1台400万円と仮定すると、40万台分の関税25%で4,000億円となります。日本からの輸出分と合わせると1兆円から2兆円弱の関税負担となり、利益が吹き飛んでしまいます。日本の輸出は自動車を中心に大打撃を受けます。

トランプ氏がいつこの関税賦課を発表するのか不透明ですが、市場も次第に警戒の動きを見せるようになりましたが、まだほとんど織り込めていません。

ウクライナ戦争の24時間以内の終結や、米国の無駄な財政支出2兆ドル削減など、大言壮語したものの、その後大幅な修正伝票を切っています。

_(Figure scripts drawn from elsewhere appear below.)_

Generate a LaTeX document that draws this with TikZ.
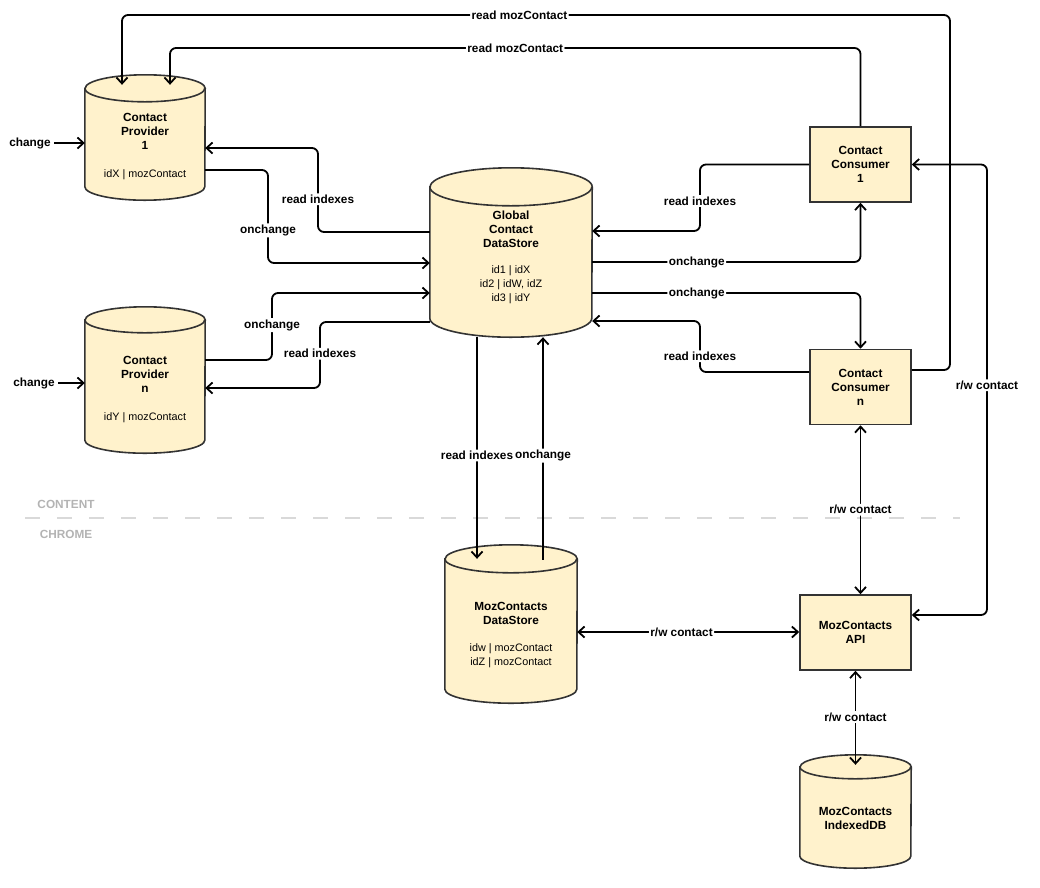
\documentclass[tikz,border=0pt]{standalone}
\usepackage{fontspec}
\setmainfont{Liberation Sans}
\usetikzlibrary{arrows.meta,backgrounds}
\definecolor{boxfill}{HTML}{FFF2CC}
\definecolor{boxline}{HTML}{333333}
\definecolor{zonegray}{HTML}{B3B3B3}
\definecolor{zoneline}{HTML}{D9D9D9}
\newcommand\cyl[3]{% node, x radius, y radius
  \filldraw[boxline,fill=boxfill,line width=1.6pt] ([yshift=-#3]#1.north west) -- ([yshift=#3]#1.south west)
    arc[start angle=180,end angle=360,x radius=#2,y radius=#3] -- ([yshift=-#3]#1.north east)
    arc[start angle=0,end angle=180,x radius=#2,y radius=#3] -- cycle;
  \draw[boxline,line width=1.6pt] ([yshift=-#3]#1.north west) arc[start angle=180,end angle=360,x radius=#2,y radius=#3];}
\newcommand\ids{\mdseries\fontsize{10.8pt}{13pt}\selectfont}
\begin{document}
\begin{tikzpicture}[x=1pt,y=-1pt,
  font=\fontsize{11.8pt}{14pt}\selectfont\bfseries,
  box/.style={draw=boxline,fill=boxfill,line width=1.6pt,minimum width=101pt,minimum height=75pt,align=center},
  store/.style={inner sep=0pt},
  inside/.style={align=center},
  conn/.style={line width=1.8pt,rounded corners=6pt},
  arr/.style={conn,-{Straight Barb[length=6pt,width=11pt]}},
  biarr/.style={conn,{Straight Barb[length=6pt,width=11pt]}-{Straight Barb[length=6pt,width=11pt]}},
  lbl/.style={fill=white,inner sep=1.5pt},
  zone/.style={text=zonegray}]
  \useasboundingbox (0,0) rectangle (1040,887);
  \node[store,minimum width=120pt,minimum height=125pt] (prov1) at (145,137.5) {};
  \node[store,minimum width=120pt,minimum height=146pt] (provn) at (145,380) {};
  \node[store,minimum width=162pt,minimum height=169pt] (global) at (511,252.5) {};
  \node[store,minimum width=132pt,minimum height=158pt] (mozds) at (511,624) {};
  \node[store,minimum width=111pt,minimum height=113pt] (idb) at (855.5,811.5) {};
  \begin{scope}[on background layer]
    \foreach \n/\rx/\ry in {prov1/60/13.5,provn/60/13,global/81/19,mozds/66/14,idb/55.5/12}{\cyl{\n}{\rx pt}{\ry pt}}
  \end{scope}
  \node[inside] (prov1t) at (145,147) {Contact\\Provider\\1\\[14pt]\ids idX | mozContact};
  \node[inside] (provnt) at (145,389.5) {Contact\\Provider\\n\\[14pt]\ids idY | mozContact};
  \node[inside] (globalt) at (511,257) {Global\\Contact\\DataStore\\[12pt]\ids id1 | idX\\\ids id2 | idW, idZ\\\ids id3 | idY};
  \node[inside] (mozdst) at (511,635) {MozContacts\\DataStore\\[13pt]\ids idw | mozContact\\\ids idZ | mozContact};
  \node[inside] (idbt) at (855.5,818) {MozContacts\\IndexedDB};
  \node[box] (cons1) at (860.5,164.5) {Contact\\Consumer\\1};
  \node[box] (consn) at (860.5,387) {Contact\\Consumer\\n};
  \node[box,minimum width=111pt] (api) at (855.5,632.5) {MozContacts\\API};
  \node (ch1) at (30,143) {change};
  \node (chn) at (34,383) {change};
  \draw[zoneline,line width=2pt,dash pattern=on 15pt off 17pt] (25,518) -- (960,518);
  \node[zone] (content) at (66,504) {CONTENT};
  \node[zone] (chrome) at (66,534) {CHROME};
  \draw[arr] (ch1) -- (prov1.west |- ch1);
  \draw[arr] (chn) -- (provn.west |- chn);
  \draw[arr] (global.west |- 0,232) -- (318,232) -- node[lbl,pos=.39]{read indexes} (318,148) -- (prov1.east |- 0,148);
  \draw[arr] (prov1.east |- 0,170) -- (268,170) -- node[lbl,pos=.65]{onchange} (268,263) -- (global.west |- 0,263);
  \draw[arr] (provn.east |- 0,360) -- (272,360) -- node[lbl,pos=.52]{onchange} (272,293) -- (global.west |- 0,293);
  \draw[arr] (global.west |- 0,322) -- (320,322) -- node[lbl,pos=.48]{read indexes} (320,388) -- (provn.east |- 0,388);
  \draw[arr] (cons1.west) -- (700,0 |- cons1.west) -- node[lbl,pos=.55]{read indexes} (700,231) -- (global.east |- 0,231);
  \draw[arr] (global.east |- 0,262) -- node[lbl,pos=.39]{onchange} (cons1.south |- 0,262) -- (cons1.south);
  \draw[arr] (global.east |- 0,293) -- node[lbl,pos=.39]{onchange} (consn.north |- 0,293) -- (consn.north);
  \draw[arr] (consn.west |- 0,372) -- (700,372) -- node[lbl,pos=.31]{read indexes} (700,321) -- (global.east |- 0,321);
  \draw[arr,shorten >=-10pt] (consn.east |- 0,370) -- (950,370) -- (950,15) -- node[lbl,pos=.52]{read mozContact} (122,15) -- (prov1.north -| 122,0);
  \draw[arr,shorten >=-10pt] (cons1.north) -- (cons1.north |- 0,48) -- node[lbl,pos=.5]{read mozContact} (170,48) -- (prov1.north -| 170,0);
  \draw[biarr] (api.east |- 0,615) -- (987,615) -- node[lbl,pos=.51]{r/w contact} (987,0 |- cons1.east) -- (cons1.east);
  \draw[biarr] (mozds.east |- 0,632) -- node[lbl,pos=.47]{r/w contact} (api.west |- 0,632);
  \draw[biarr] (consn.south) -- node[lbl]{r/w contact} (consn.south |- api.north);
  \draw[biarr,shorten >=-10pt] (api.south) -- node[lbl,pos=.55]{r/w contact} (idb.north);
  \draw[arr,shorten >=-14pt] (global.south -| 477,0) -- node[lbl,pos=.57]{read indexes} (mozds.north -| 477,0);
  \draw[arr,shorten <=-15pt] (mozds.north -| 543,0) -- node[lbl,pos=.43]{onchange} (global.south -| 543,0);
\end{tikzpicture}
\end{document}
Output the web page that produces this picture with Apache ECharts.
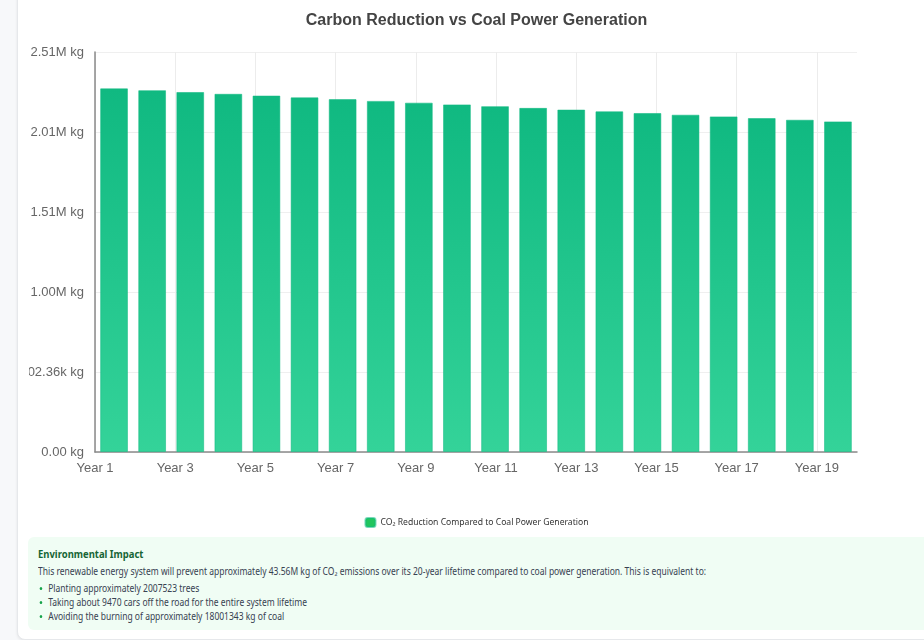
<!DOCTYPE html>
<html>
<head>
<meta charset="utf-8">
<script src="https://cdn.jsdelivr.net/npm/echarts@6/dist/echarts.min.js"></script>
<style>
  body { margin: 0; background: #f7f8fa; width: 924px; height: 640px; overflow: hidden; position: relative; }
  .card { position: absolute; left: 17px; top: -10px; width: 960px; height: 648px; background: #fff;
          border: 1px solid #e6e8eb; border-radius: 8px; box-shadow: 0 1px 3px rgba(0,0,0,0.08); }
  #chart { position: absolute; left: 29px; top: 0; width: 895px; height: 535px; }
  .impact { position: absolute; left: 28px; top: 537px; width: 920px; height: 93px; background: #f0fdf4;
            border-radius: 6px; font-family: "Noto Sans", sans-serif; color: #374151; }
  .impact .ttl { position: absolute; left: 10px; top: 10px; line-height: 14px; font-size: 11px; font-weight: bold;
                 color: #166534; transform: scaleX(0.86); transform-origin: left center; }
  .impact .row { position: absolute; left: 10px; line-height: 14px; font-size: 10px; white-space: nowrap;
                 transform: scaleX(0.85); transform-origin: left center; }
  .impact .dot { display: inline-block; width: 3px; height: 3px; border-radius: 50%; background: #16a34a;
                 margin: 0 7px 2px 2px; vertical-align: middle; }
</style>
</head>
<body>
<div class="card"></div>
<div id="chart"></div>
<div class="impact">
  <div class="ttl">Environmental Impact</div>
  <div class="row" style="top:27px">This renewable energy system will prevent approximately 43.56M kg of CO₂ emissions over its 20-year lifetime compared to coal power generation. This is equivalent to:</div>
  <div class="row" style="top:44px"><span class="dot"></span>Planting approximately 2007523 trees</div>
  <div class="row" style="top:58px"><span class="dot"></span>Taking about 9470 cars off the road for the entire system lifetime</div>
  <div class="row" style="top:72px"><span class="dot"></span>Avoiding the burning of approximately 18001343 kg of coal</div>
</div>
<script>
// data (kg of CO2 per year)
const years = ['Year 1', 'Year 2', 'Year 3', 'Year 4', 'Year 5', 'Year 6', 'Year 7', 'Year 8', 'Year 9', 'Year 10',
  'Year 11', 'Year 12', 'Year 13', 'Year 14', 'Year 15', 'Year 16', 'Year 17', 'Year 18', 'Year 19', 'Year 20'];
const co2Reduction = [2283500, 2272100, 2260700, 2249400, 2238200, 2227000, 2215900, 2204800, 2193800, 2182800,
  2171900, 2161000, 2150200, 2139500, 2128800, 2118100, 2107500, 2097000, 2086500, 2076100];
const yTickValues = [0, 502360, 1004720, 1507080, 2009440, 2511800];
const seriesName = 'CO₂ Reduction Compared to Coal Power Generation';

function kgLabel(v) {
  if (v >= 1e6) return (v / 1e6).toFixed(2) + 'M kg';
  if (v >= 1e3) return (v / 1e3).toFixed(2) + 'k kg';
  return v.toFixed(2) + ' kg';
}

const chart = echarts.init(document.getElementById('chart'));
const axisFont = "'Liberation Sans', Arial, sans-serif";

const option = {
  animation: false,
  title: {
    text: 'Carbon Reduction vs Coal Power Generation',
    left: 'center',
    top: 8,
    textStyle: { fontSize: 16, fontWeight: 'bold', color: '#444', fontFamily: axisFont },
  },
  legend: {
    left: 'center',
    top: 512,
    itemWidth: 10,
    itemHeight: 9,
    itemGap: 5,
    data: [{ name: seriesName, itemStyle: { color: '#22c55e' } }],
    textStyle: { fontSize: 8.6, color: '#333', fontFamily: "'Noto Sans', sans-serif" },
  },
  grid: {
    left: 66,
    right: 67,
    top: 52,
    bottom: 83,
    outerBoundsMode: 'none',
  },
  xAxis: [
    { // bars
      type: 'category',
      data: years,
      boundaryGap: true,
      show: false,
    },
    { // labels and vertical grid lines
      type: 'category',
      data: years,
      boundaryGap: false,
      position: 'bottom',
      axisLine: { lineStyle: { color: '#8a8a8a', width: 1.5 } },
      axisTick: { show: false },
      axisLabel: { interval: 1, color: '#666', fontSize: 13, margin: 10, fontFamily: axisFont },
      splitLine: { show: true, interval: 1, lineStyle: { color: '#ececec' } },
    },
  ],
  yAxis: {
    type: 'value',
    min: yTickValues[0],
    max: yTickValues[yTickValues.length - 1],
    interval: yTickValues[1] - yTickValues[0],
    axisLine: { show: true, lineStyle: { color: '#8a8a8a', width: 1.5 } },
    axisTick: { show: false },
    axisLabel: { color: '#666', fontSize: 13, margin: 11, fontFamily: axisFont, formatter: kgLabel },
    splitLine: { lineStyle: { color: '#efefef' } },
  },
  series: [{
    name: seriesName,
    type: 'bar',
    xAxisIndex: 0,
    barCategoryGap: '27%',
    itemStyle: {
      borderColor: 'rgba(16,185,129,0.55)',
      borderWidth: 1,
      color: new echarts.graphic.LinearGradient(0, 0, 0, 1, [
        { offset: 0, color: '#10b981' },
        { offset: 1, color: '#34d399' },
      ]),
    },
    data: co2Reduction,
  }],
};
chart.setOption(option);
</script>
</body>
</html>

従って、まだこの関税案が変わる可能性はありますが、早ければ大統領就任直後にも大統領令でこれを決めるリスクがあり、警戒が必要です。

トランプ大統領が就任早々にこれを打ち出すと、米国はともかく、世界の株式市場は混乱する懸念があり、23日・24日に開催を予定している日銀の決定会合では日銀が利上げを見送らざるを得なくなる可能性もあります。

トランプ氏がすぐに動かなければ、日銀の利上げは可能になりますが、「トランプ爆弾」を抱えているだけに、周辺国の株式市場は重苦しい動きが、そして日米株価のデカップリングが続きます。

為替にもトランプ爆弾

米国経済の運営を海外から税金を取って進めようという身勝手な案もさることながら、ドル高は米国産業にとって大惨事といってドル安誘導しようとすることも周辺国には「リスク」となります。

米ドル/円 日足(SBI証券提供)

米ドル/円 日足(SBI証券提供)

欧州勢はトランプ氏に同調せず、かつての「プラザ合意」に参加しない可能性があるものの、米国にモノを言えない日本や韓国は逃げられない可能性があります。